The first downturn came at the end of January, spurred by overreaction to fears of inflation. This was followed by a decrease in February and an up and down, aimless March.
Volatility returned with a vengeance, the VIX index1 increasing 80 percent over the quarter. Investors moved in herd-like fashion from complacency back to historical volatility and higher, becoming more defensive on concerns about economic growth going forward.
The 2Q2018 outlook is little better. Fundamentals continue to look good, including earnings estimates. However, as the U.S. bull market turns nine, we expect economic growth to slow down this year. The main factors likely will be broad interest rate headwinds and trade policy uncertainty, including the potential for a tit-for-tat trade war.
Some key economic data also have softened, such as global trade, manufacturing indices and new orders.
But: The recent sell-offs of many large U.S. tech companies (Amazon, Facebook and Netflix chief among them) has caught our attention. This handful of stocks led the market higher in 2017 and early 2018, dramatically outperforming it. Investors have become concerned over these tech giants’ lofty valuations. Many of these companies are now facing potential regulation, political scrutiny and enhanced competition that could make meeting previously soaring expectations difficult. Investors are reasonably concerned they paid too much for outsized future growth that may not materialize.

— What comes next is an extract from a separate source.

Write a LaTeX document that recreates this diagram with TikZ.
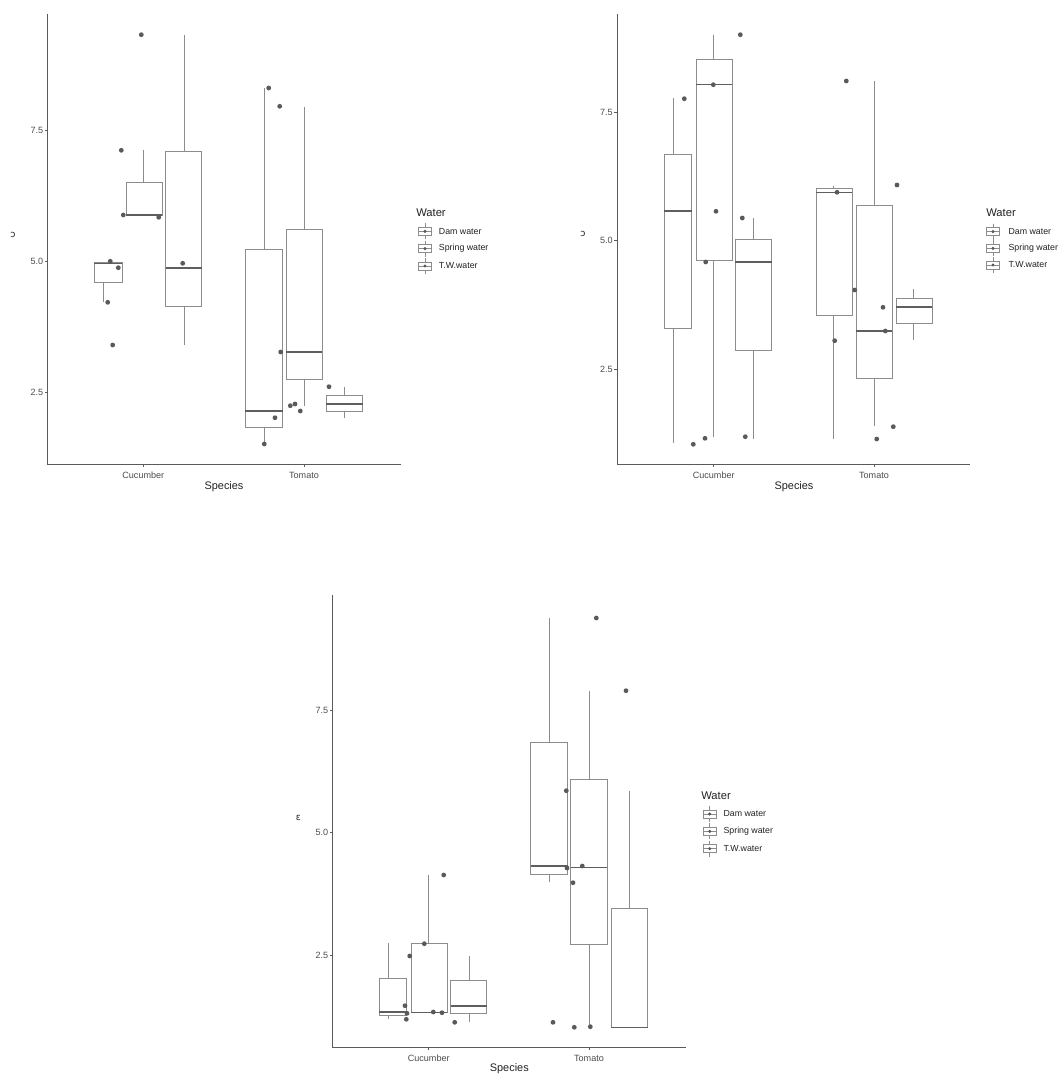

When it comes to the nascent “trade war,” the new Chinese tariffs (both on and imposed by them) are unlikely to have much impact – if the war goes no further. What the markets are really watching is whether this is just the first step in an escalating trade war that could dampen global economic growth. The Trump Administration has proven unpredictable, so time will tell.
Investors should take heed of trade announcements related to tariffs and negotiations on major trade agreements, particularly NAFTA, and any major economic indicators that show weakening.
In consideration of investment strategies, data from the U.S. and globally suggests optimism that this historically-long-running bull market can continue, tempered by healthy caution. Late-cycle behavior may be setting in: higher volatility; investors questioning market valuations of the names that went up most; and growth outperforming value by so much that 2017 saw the largest outperformance since 1999. Taken together, it may make sense to rotate from growth to value – if we are having a potential slowdown and eventual recession, as investors tend to pay more for value, quality and steady income.
We believe defensive equity income strategies – which are value-oriented – will outperform. Investors should be attracted to their generally stable earnings and dividends, cheap valuations and smaller historical drawdowns in down markets. A little defense in times of turmoil can be a good play.
James Norman is President of QS Investors, a subsidiary of Legg Mason. His opinions are not meant to be viewed as investment advice or a solicitation for investment.